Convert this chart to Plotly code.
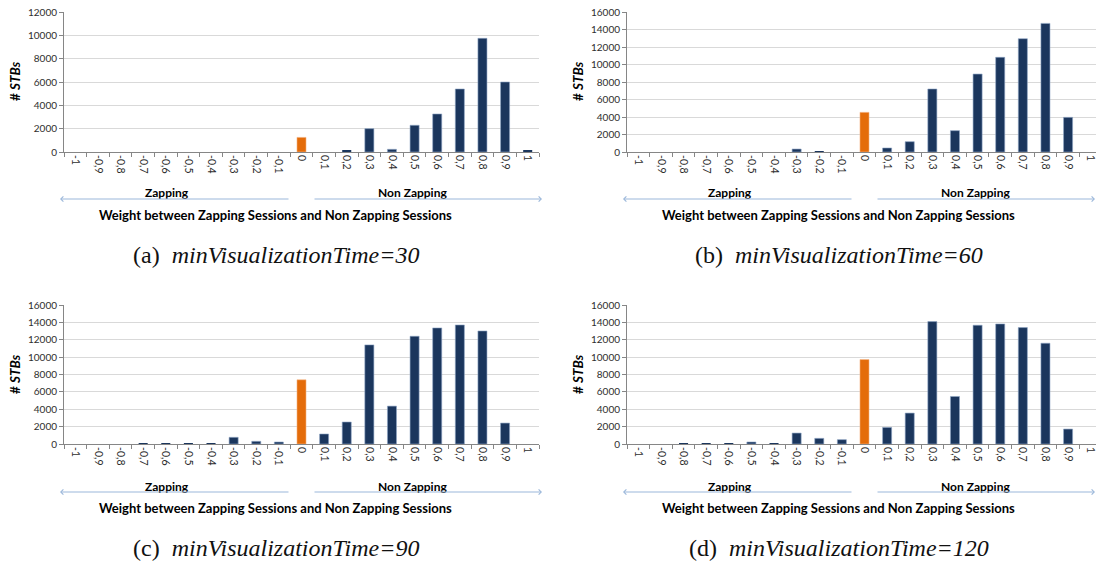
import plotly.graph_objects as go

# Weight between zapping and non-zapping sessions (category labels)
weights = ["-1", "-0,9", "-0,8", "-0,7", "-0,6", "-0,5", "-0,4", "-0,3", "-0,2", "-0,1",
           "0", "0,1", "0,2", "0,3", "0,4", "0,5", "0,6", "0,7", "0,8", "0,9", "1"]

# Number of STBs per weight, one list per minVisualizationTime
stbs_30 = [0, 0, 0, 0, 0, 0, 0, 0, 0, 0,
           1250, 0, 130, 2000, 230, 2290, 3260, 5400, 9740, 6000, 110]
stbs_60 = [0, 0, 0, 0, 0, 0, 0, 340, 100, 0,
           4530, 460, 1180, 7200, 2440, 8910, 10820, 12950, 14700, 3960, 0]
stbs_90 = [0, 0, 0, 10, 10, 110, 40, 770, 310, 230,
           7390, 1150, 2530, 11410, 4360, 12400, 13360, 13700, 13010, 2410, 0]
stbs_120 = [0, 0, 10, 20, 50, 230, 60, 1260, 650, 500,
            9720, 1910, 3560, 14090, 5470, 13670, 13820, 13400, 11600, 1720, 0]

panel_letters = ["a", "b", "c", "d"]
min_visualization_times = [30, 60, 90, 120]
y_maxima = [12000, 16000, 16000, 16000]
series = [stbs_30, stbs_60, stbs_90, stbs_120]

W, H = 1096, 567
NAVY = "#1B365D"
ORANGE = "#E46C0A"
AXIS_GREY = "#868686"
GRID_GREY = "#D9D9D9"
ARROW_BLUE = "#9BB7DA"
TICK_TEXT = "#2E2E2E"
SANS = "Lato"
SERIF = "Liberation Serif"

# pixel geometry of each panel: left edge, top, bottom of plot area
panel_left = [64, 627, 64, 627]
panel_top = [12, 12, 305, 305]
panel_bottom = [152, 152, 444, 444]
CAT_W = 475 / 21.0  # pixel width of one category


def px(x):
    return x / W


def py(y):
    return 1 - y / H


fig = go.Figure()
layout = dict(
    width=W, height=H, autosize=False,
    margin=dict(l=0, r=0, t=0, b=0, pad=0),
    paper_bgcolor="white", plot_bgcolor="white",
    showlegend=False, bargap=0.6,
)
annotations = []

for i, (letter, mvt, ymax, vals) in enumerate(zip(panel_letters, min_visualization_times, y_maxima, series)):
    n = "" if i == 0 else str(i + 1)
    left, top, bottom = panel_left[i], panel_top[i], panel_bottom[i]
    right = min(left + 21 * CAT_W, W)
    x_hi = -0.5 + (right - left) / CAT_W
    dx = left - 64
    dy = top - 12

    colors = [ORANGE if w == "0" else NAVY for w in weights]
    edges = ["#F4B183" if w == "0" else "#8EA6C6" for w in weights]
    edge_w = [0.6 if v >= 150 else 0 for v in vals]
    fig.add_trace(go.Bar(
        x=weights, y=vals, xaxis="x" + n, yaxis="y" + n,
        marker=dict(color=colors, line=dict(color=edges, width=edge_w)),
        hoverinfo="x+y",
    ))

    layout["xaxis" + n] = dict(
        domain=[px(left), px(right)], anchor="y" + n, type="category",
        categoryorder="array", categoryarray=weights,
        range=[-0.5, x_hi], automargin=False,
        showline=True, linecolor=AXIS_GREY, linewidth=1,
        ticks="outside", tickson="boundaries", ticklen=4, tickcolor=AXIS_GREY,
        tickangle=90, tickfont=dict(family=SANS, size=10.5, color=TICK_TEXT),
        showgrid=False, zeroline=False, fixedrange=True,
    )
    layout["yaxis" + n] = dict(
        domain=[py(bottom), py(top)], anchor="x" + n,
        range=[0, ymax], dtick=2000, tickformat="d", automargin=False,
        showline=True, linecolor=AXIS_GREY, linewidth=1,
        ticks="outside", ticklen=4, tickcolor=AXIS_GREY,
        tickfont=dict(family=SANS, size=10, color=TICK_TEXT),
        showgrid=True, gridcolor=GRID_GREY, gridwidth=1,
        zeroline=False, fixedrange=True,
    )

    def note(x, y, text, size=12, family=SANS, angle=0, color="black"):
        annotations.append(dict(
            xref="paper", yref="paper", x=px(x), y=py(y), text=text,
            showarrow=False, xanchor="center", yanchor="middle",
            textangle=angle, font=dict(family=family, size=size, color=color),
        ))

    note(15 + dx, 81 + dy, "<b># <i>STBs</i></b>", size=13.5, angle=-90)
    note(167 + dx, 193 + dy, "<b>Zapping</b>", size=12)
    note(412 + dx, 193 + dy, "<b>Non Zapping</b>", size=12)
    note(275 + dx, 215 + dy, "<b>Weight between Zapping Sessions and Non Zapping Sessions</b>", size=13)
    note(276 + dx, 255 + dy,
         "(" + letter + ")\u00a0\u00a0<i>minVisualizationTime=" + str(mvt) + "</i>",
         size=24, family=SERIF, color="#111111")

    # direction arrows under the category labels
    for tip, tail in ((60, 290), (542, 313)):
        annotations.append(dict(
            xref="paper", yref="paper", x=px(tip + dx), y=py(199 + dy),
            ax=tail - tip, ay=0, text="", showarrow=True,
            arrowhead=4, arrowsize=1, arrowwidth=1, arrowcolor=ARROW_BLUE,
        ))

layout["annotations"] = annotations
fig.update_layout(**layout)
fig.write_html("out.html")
^^^^
* Problem:
Copy out all the data exactly; skip the pictures.

* In response:
Convert this chart to Plotly code.
import plotly.graph_objects as go

# Weight between zapping and non-zapping sessions (category labels)
weights = ["-1", "-0,9", "-0,8", "-0,7", "-0,6", "-0,5", "-0,4", "-0,3", "-0,2", "-0,1",
           "0", "0,1", "0,2", "0,3", "0,4", "0,5", "0,6", "0,7", "0,8", "0,9", "1"]

# Number of STBs per weight, one list per minVisualizationTime
stbs_30 = [0, 0, 0, 0, 0, 0, 0, 0, 0, 0,
           1250, 0, 130, 2000, 230, 2290, 3260, 5400, 9740, 6000, 110]
stbs_60 = [0, 0, 0, 0, 0, 0, 0, 340, 100, 0,
           4530, 460, 1180, 7200, 2440, 8910, 10820, 12950, 14700, 3960, 0]
stbs_90 = [0, 0, 0, 10, 10, 110, 40, 770, 310, 230,
           7390, 1150, 2530, 11410, 4360, 12400, 13360, 13700, 13010, 2410, 0]
stbs_120 = [0, 0, 10, 20, 50, 230, 60, 1260, 650, 500,
            9720, 1910, 3560, 14090, 5470, 13670, 13820, 13400, 11600, 1720, 0]

panel_letters = ["a", "b", "c", "d"]
min_visualization_times = [30, 60, 90, 120]
y_maxima = [12000, 16000, 16000, 16000]
series = [stbs_30, stbs_60, stbs_90, stbs_120]

W, H = 1096, 567
NAVY = "#1B365D"
ORANGE = "#E46C0A"
AXIS_GREY = "#868686"
GRID_GREY = "#D9D9D9"
ARROW_BLUE = "#9BB7DA"
TICK_TEXT = "#2E2E2E"
SANS = "Lato"
SERIF = "Liberation Serif"

# pixel geometry of each panel: left edge, top, bottom of plot area
panel_left = [64, 627, 64, 627]
panel_top = [12, 12, 305, 305]
panel_bottom = [152, 152, 444, 444]
CAT_W = 475 / 21.0  # pixel width of one category


def px(x):
    return x / W


def py(y):
    return 1 - y / H


fig = go.Figure()
layout = dict(
    width=W, height=H, autosize=False,
    margin=dict(l=0, r=0, t=0, b=0, pad=0),
    paper_bgcolor="white", plot_bgcolor="white",
    showlegend=False, bargap=0.6,
)
annotations = []

for i, (letter, mvt, ymax, vals) in enumerate(zip(panel_letters, min_visualization_times, y_maxima, series)):
    n = "" if i == 0 else str(i + 1)
    left, top, bottom = panel_left[i], panel_top[i], panel_bottom[i]
    right = min(left + 21 * CAT_W, W)
    x_hi = -0.5 + (right - left) / CAT_W
    dx = left - 64
    dy = top - 12

    colors = [ORANGE if w == "0" else NAVY for w in weights]
    edges = ["#F4B183" if w == "0" else "#8EA6C6" for w in weights]
    edge_w = [0.6 if v >= 150 else 0 for v in vals]
    fig.add_trace(go.Bar(
        x=weights, y=vals, xaxis="x" + n, yaxis="y" + n,
        marker=dict(color=colors, line=dict(color=edges, width=edge_w)),
        hoverinfo="x+y",
    ))

    layout["xaxis" + n] = dict(
        domain=[px(left), px(right)], anchor="y" + n, type="category",
        categoryorder="array", categoryarray=weights,
        range=[-0.5, x_hi], automargin=False,
        showline=True, linecolor=AXIS_GREY, linewidth=1,
        ticks="outside", tickson="boundaries", ticklen=4, tickcolor=AXIS_GREY,
        tickangle=90, tickfont=dict(family=SANS, size=10.5, color=TICK_TEXT),
        showgrid=False, zeroline=False, fixedrange=True,
    )
    layout["yaxis" + n] = dict(
        domain=[py(bottom), py(top)], anchor="x" + n,
        range=[0, ymax], dtick=2000, tickformat="d", automargin=False,
        showline=True, linecolor=AXIS_GREY, linewidth=1,
        ticks="outside", ticklen=4, tickcolor=AXIS_GREY,
        tickfont=dict(family=SANS, size=10, color=TICK_TEXT),
        showgrid=True, gridcolor=GRID_GREY, gridwidth=1,
        zeroline=False, fixedrange=True,
    )

    def note(x, y, text, size=12, family=SANS, angle=0, color="black"):
        annotations.append(dict(
            xref="paper", yref="paper", x=px(x), y=py(y), text=text,
            showarrow=False, xanchor="center", yanchor="middle",
            textangle=angle, font=dict(family=family, size=size, color=color),
        ))

    note(15 + dx, 81 + dy, "<b># <i>STBs</i></b>", size=13.5, angle=-90)
    note(167 + dx, 193 + dy, "<b>Zapping</b>", size=12)
    note(412 + dx, 193 + dy, "<b>Non Zapping</b>", size=12)
    note(275 + dx, 215 + dy, "<b>Weight between Zapping Sessions and Non Zapping Sessions</b>", size=13)
    note(276 + dx, 255 + dy,
         "(" + letter + ")\u00a0\u00a0<i>minVisualizationTime=" + str(mvt) + "</i>",
         size=24, family=SERIF, color="#111111")

    # direction arrows under the category labels
    for tip, tail in ((60, 290), (542, 313)):
        annotations.append(dict(
            xref="paper", yref="paper", x=px(tip + dx), y=py(199 + dy),
            ax=tail - tip, ay=0, text="", showarrow=True,
            arrowhead=4, arrowsize=1, arrowwidth=1, arrowcolor=ARROW_BLUE,
        ))

layout["annotations"] = annotations
fig.update_layout(**layout)
fig.write_html("out.html")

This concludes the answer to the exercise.